- _Records with drawing code_

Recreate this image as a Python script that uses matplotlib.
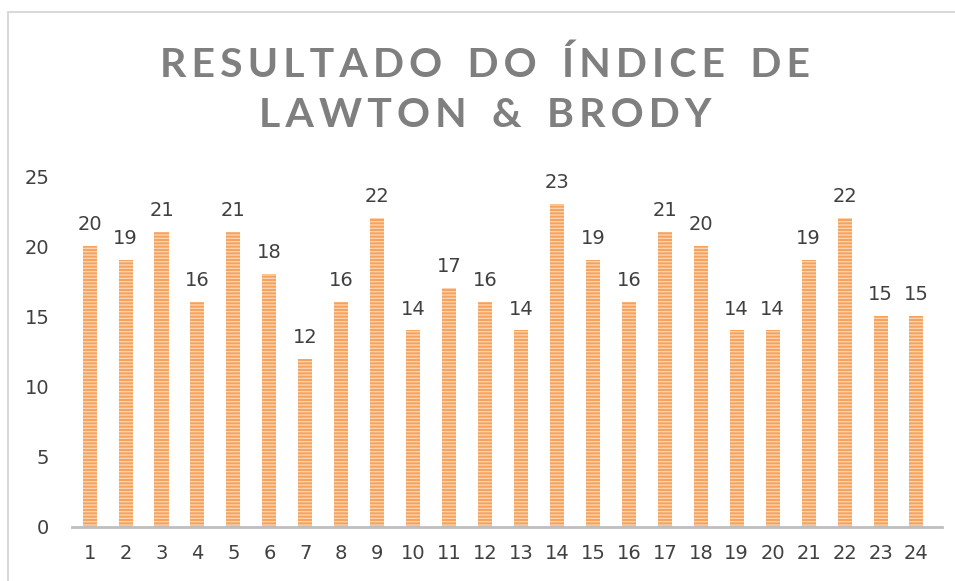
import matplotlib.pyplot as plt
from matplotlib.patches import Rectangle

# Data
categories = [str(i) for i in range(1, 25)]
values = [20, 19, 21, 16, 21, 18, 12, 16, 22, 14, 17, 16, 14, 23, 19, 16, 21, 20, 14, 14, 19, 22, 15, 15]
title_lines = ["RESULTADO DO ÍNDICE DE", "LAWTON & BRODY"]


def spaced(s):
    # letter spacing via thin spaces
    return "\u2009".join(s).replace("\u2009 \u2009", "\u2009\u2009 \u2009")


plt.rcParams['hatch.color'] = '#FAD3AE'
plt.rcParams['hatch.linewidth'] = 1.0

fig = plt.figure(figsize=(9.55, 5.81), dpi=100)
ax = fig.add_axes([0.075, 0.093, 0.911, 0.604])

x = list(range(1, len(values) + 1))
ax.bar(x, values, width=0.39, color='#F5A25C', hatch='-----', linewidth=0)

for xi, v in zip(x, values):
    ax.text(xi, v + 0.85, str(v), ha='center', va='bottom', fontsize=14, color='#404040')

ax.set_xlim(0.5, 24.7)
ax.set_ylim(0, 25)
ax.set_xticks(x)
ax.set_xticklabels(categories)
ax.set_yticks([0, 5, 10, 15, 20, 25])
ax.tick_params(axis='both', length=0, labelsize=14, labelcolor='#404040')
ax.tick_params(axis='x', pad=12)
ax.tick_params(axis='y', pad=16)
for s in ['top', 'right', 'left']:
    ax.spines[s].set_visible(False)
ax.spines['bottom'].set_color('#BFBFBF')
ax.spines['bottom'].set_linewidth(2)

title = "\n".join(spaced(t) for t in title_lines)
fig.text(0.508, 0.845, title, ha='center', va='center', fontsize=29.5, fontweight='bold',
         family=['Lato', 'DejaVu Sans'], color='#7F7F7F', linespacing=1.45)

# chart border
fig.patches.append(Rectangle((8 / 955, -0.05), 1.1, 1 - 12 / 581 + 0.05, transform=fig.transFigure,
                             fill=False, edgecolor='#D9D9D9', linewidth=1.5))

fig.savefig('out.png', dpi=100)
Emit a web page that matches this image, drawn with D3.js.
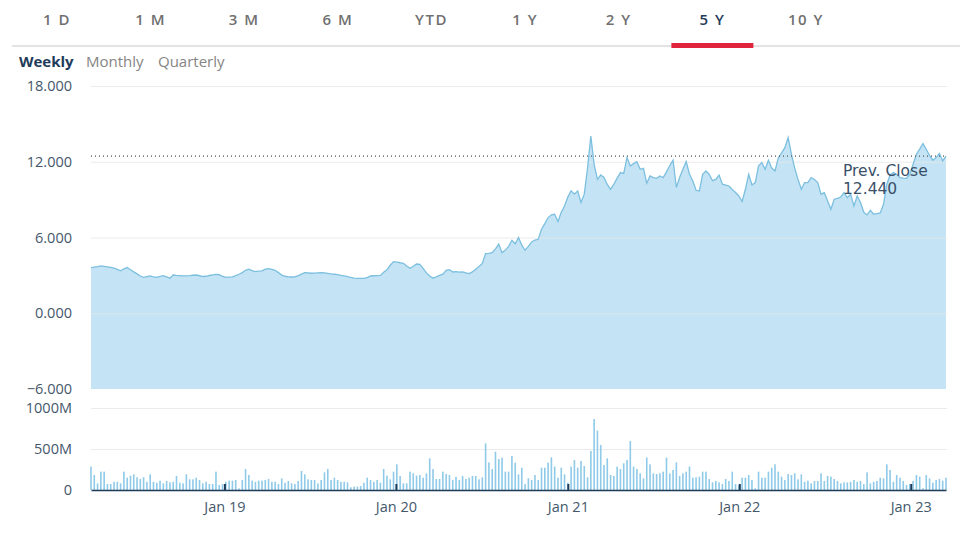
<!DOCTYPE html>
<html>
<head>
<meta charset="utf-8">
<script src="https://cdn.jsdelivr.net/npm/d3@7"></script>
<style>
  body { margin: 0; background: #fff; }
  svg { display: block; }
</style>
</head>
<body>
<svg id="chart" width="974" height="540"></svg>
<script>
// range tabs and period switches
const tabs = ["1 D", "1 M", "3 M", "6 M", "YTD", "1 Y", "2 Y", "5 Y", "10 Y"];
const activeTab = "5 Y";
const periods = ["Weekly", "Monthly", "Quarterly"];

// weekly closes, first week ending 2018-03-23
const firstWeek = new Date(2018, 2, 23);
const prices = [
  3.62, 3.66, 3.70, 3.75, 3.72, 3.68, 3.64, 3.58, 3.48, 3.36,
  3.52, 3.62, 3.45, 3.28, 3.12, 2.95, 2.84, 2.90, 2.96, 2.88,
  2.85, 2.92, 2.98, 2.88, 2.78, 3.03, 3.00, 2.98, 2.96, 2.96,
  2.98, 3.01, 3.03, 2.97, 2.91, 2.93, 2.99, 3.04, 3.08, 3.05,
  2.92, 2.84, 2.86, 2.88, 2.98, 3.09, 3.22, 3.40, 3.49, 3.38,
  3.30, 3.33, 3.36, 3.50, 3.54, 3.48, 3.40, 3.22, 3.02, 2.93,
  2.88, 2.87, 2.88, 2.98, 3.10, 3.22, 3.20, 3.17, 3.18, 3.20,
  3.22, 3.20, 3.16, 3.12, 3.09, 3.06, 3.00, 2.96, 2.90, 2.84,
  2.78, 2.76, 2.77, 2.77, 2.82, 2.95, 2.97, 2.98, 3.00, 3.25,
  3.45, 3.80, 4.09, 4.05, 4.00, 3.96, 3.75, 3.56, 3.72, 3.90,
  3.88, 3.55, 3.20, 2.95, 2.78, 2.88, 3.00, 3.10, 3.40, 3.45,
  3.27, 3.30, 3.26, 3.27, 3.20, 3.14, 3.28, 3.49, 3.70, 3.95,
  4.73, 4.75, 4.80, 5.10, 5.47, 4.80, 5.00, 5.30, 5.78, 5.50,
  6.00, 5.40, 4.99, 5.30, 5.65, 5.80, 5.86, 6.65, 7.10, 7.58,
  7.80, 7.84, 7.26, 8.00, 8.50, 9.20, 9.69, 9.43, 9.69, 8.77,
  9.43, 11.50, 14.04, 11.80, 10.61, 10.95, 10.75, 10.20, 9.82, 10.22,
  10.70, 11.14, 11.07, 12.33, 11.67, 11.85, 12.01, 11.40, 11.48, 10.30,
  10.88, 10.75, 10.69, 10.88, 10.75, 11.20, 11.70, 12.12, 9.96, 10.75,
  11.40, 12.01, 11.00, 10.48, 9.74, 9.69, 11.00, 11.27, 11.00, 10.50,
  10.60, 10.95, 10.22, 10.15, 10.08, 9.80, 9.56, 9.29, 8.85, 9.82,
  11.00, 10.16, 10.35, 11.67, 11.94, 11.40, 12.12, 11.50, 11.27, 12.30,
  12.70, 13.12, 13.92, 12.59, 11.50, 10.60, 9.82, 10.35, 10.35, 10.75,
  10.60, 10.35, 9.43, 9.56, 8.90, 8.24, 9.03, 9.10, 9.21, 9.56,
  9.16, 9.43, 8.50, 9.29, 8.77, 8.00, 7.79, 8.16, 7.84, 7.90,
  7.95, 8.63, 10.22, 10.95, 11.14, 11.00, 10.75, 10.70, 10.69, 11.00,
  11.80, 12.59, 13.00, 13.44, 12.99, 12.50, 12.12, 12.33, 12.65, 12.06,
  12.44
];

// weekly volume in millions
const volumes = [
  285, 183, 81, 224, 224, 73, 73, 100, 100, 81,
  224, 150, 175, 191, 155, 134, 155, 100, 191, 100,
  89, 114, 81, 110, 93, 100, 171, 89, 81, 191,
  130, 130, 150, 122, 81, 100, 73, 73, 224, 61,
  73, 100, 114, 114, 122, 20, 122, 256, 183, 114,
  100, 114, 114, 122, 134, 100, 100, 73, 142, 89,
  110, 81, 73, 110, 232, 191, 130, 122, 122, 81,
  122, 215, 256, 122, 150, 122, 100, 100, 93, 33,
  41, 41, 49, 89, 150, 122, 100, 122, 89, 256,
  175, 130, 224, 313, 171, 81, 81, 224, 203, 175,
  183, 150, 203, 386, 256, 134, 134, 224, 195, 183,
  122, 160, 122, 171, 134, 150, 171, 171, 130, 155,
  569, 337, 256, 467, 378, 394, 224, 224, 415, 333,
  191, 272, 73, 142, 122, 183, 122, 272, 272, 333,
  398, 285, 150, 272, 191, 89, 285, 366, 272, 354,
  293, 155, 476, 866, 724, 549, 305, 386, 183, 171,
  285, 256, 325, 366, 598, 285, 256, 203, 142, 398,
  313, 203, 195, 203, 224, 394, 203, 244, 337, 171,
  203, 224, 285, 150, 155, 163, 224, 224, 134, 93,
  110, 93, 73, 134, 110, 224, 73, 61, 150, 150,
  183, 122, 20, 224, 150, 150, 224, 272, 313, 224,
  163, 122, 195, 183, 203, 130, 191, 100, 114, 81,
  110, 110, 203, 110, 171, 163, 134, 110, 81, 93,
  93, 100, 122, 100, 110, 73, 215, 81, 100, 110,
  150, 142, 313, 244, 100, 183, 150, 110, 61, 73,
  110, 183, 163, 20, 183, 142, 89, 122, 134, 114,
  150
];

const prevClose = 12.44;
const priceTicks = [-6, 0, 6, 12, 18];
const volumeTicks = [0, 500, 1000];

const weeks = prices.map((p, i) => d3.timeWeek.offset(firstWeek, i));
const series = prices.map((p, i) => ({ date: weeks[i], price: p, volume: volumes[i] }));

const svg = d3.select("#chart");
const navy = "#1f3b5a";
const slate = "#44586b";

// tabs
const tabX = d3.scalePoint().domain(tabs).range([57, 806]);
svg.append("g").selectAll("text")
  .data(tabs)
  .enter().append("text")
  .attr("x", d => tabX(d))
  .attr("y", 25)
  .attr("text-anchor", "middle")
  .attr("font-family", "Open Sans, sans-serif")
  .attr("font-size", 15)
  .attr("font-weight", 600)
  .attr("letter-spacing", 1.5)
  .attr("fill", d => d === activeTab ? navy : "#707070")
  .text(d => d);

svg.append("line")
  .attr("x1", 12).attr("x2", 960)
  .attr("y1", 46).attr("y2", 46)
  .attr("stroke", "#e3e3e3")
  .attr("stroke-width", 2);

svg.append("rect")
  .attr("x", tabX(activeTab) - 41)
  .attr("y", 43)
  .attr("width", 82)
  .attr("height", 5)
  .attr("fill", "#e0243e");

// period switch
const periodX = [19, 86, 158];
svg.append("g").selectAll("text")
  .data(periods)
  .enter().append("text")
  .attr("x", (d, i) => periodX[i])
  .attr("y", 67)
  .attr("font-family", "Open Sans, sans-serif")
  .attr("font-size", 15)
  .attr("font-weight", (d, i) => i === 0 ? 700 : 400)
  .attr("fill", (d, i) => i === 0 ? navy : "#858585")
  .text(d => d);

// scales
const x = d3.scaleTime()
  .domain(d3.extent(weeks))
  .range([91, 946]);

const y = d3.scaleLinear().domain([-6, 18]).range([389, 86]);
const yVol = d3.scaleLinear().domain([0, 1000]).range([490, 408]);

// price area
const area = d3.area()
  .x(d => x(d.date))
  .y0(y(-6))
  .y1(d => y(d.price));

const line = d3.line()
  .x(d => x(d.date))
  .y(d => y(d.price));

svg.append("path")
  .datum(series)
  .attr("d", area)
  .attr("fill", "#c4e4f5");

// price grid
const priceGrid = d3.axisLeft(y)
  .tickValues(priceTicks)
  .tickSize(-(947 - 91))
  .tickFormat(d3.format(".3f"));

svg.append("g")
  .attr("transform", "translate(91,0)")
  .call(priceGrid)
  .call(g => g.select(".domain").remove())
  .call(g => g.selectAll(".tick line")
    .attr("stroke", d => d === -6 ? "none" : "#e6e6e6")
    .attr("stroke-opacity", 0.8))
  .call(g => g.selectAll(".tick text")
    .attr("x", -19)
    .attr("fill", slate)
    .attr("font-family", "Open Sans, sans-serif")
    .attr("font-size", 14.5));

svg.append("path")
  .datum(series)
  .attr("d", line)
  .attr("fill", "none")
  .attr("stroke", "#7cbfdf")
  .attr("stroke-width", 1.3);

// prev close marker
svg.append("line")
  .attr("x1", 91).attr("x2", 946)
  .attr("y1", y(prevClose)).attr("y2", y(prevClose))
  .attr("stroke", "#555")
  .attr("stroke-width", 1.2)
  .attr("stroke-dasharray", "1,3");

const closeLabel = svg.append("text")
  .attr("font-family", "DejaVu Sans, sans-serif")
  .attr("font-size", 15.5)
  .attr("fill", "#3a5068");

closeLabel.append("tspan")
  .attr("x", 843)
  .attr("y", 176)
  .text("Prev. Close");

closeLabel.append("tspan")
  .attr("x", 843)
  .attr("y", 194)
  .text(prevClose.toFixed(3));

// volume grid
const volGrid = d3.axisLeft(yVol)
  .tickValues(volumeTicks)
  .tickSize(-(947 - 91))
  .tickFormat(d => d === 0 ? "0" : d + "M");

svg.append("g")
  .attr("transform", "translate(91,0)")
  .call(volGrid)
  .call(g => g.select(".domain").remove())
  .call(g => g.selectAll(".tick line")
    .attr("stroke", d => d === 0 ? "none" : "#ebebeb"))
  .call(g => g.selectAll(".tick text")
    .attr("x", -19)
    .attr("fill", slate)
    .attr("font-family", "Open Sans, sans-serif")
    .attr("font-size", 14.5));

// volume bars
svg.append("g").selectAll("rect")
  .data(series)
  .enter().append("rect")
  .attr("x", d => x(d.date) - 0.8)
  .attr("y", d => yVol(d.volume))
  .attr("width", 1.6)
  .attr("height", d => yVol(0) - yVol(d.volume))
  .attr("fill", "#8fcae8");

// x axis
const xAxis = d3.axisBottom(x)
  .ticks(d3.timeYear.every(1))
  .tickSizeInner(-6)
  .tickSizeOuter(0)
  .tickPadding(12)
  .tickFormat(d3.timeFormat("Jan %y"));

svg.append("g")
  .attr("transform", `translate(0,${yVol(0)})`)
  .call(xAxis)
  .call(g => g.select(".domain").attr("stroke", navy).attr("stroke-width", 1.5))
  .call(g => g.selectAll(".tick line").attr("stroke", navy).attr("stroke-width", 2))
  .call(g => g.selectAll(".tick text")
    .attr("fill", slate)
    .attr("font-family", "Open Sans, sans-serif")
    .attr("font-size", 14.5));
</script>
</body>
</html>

- _WHAT IS EXPECTED_
Leave out any pictures, please, and quote only the lines from the top of the data through the line that contains "Sans'], color='#7F7F7F', linespacing=1.45)".

- _RESPONSE TO THE EXERCISE_
Recreate this image as a Python script that uses matplotlib.
import matplotlib.pyplot as plt
from matplotlib.patches import Rectangle

# Data
categories = [str(i) for i in range(1, 25)]
values = [20, 19, 21, 16, 21, 18, 12, 16, 22, 14, 17, 16, 14, 23, 19, 16, 21, 20, 14, 14, 19, 22, 15, 15]
title_lines = ["RESULTADO DO ÍNDICE DE", "LAWTON & BRODY"]


def spaced(s):
    # letter spacing via thin spaces
    return "\u2009".join(s).replace("\u2009 \u2009", "\u2009\u2009 \u2009")


plt.rcParams['hatch.color'] = '#FAD3AE'
plt.rcParams['hatch.linewidth'] = 1.0

fig = plt.figure(figsize=(9.55, 5.81), dpi=100)
ax = fig.add_axes([0.075, 0.093, 0.911, 0.604])

x = list(range(1, len(values) + 1))
ax.bar(x, values, width=0.39, color='#F5A25C', hatch='-----', linewidth=0)

for xi, v in zip(x, values):
    ax.text(xi, v + 0.85, str(v), ha='center', va='bottom', fontsize=14, color='#404040')

ax.set_xlim(0.5, 24.7)
ax.set_ylim(0, 25)
ax.set_xticks(x)
ax.set_xticklabels(categories)
ax.set_yticks([0, 5, 10, 15, 20, 25])
ax.tick_params(axis='both', length=0, labelsize=14, labelcolor='#404040')
ax.tick_params(axis='x', pad=12)
ax.tick_params(axis='y', pad=16)
for s in ['top', 'right', 'left']:
    ax.spines[s].set_visible(False)
ax.spines['bottom'].set_color('#BFBFBF')
ax.spines['bottom'].set_linewidth(2)

title = "\n".join(spaced(t) for t in title_lines)
fig.text(0.508, 0.845, title, ha='center', va='center', fontsize=29.5, fontweight='bold',
         family=['Lato', 'DejaVu Sans'], color='#7F7F7F', linespacing=1.45)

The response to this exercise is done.